Have a question where do the following neck collars generaly come from

Red
Blue
Yellow
White
Black

Thanks
LB


----------



## GooseKiller (Nov 7, 2004)

I shot a blue goose about 5 yrs ago in South Dakota with a RED neck collar and it was banded up in Manitoba.


----------



## dakotabirdmounts (Mar 6, 2008)

I shot a black one banded in Louisiana


----------



## huntingdude16 (Jul 17, 2007)

The one I have was collared in Nunavet. It was red.


----------



## MnDiver (Oct 1, 2002)

try this link

http://www.pwrc.usgs.gov/BBL/homepage/agjv.htm


----------



## ADREF (Jul 13, 2004)

Shot a canada with an orange neck collar, was banded in Ft.
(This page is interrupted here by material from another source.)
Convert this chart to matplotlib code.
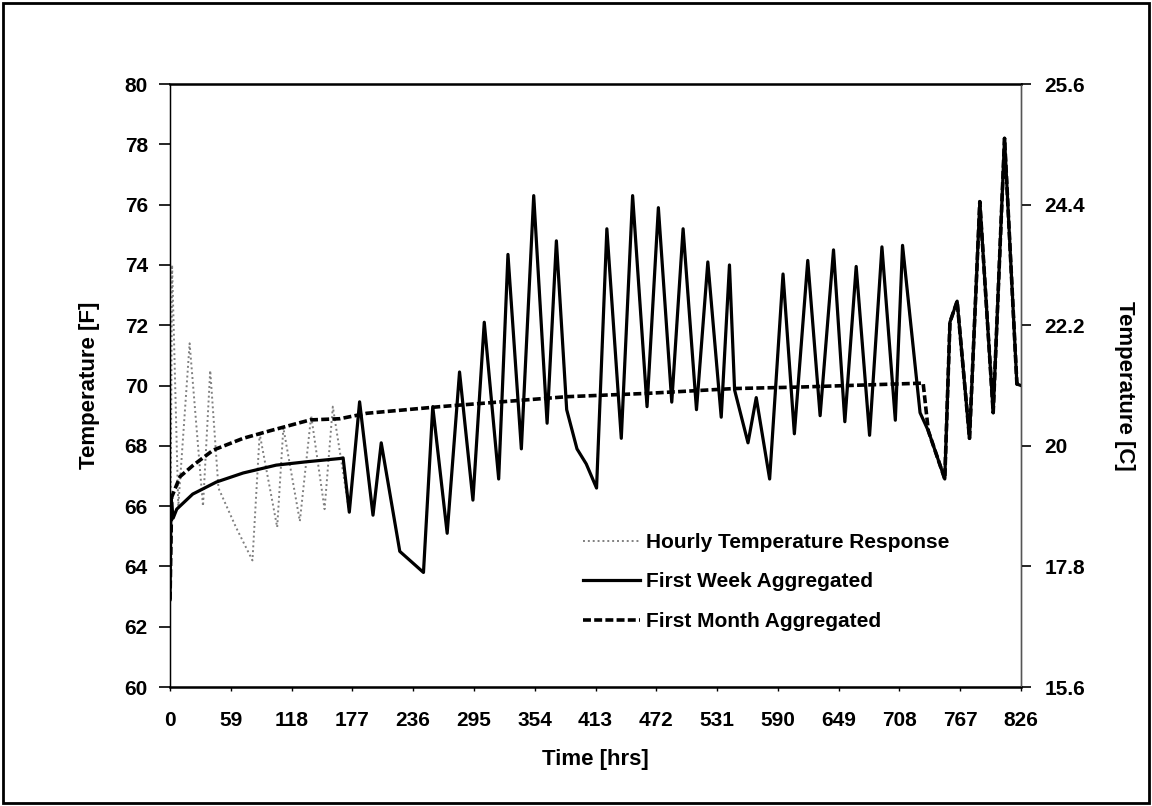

Severn, Ontario


----------



## deadeye4 (Mar 3, 2008)

i shot a snow with a black collar and it was band in the Northwest Territories


----------



## jmlaport (Mar 6, 2007)

Shot 2 canadian geese with green collars. Both banded in Michigan.


----------



## Jeff Zierden (Jan 27, 2006)

Yellow one from Nunavet as well!


----------



## bluegoose18 (Jan 9, 2008)

Red NeckBand Honker. Ontario, Ca


----------



## dfisher (Oct 12, 2007)

MnDiver said:


> try this link
> 
> http://www.pwrc.usgs.gov/BBL/homepage/agjv.htm


Thanks. That's a very helpful page. :beer: 
Dan


----------



## Ty (Mar 11, 2004)

Black: Western Canadian Arctic

Mature blue.

Shot that years ago.


----------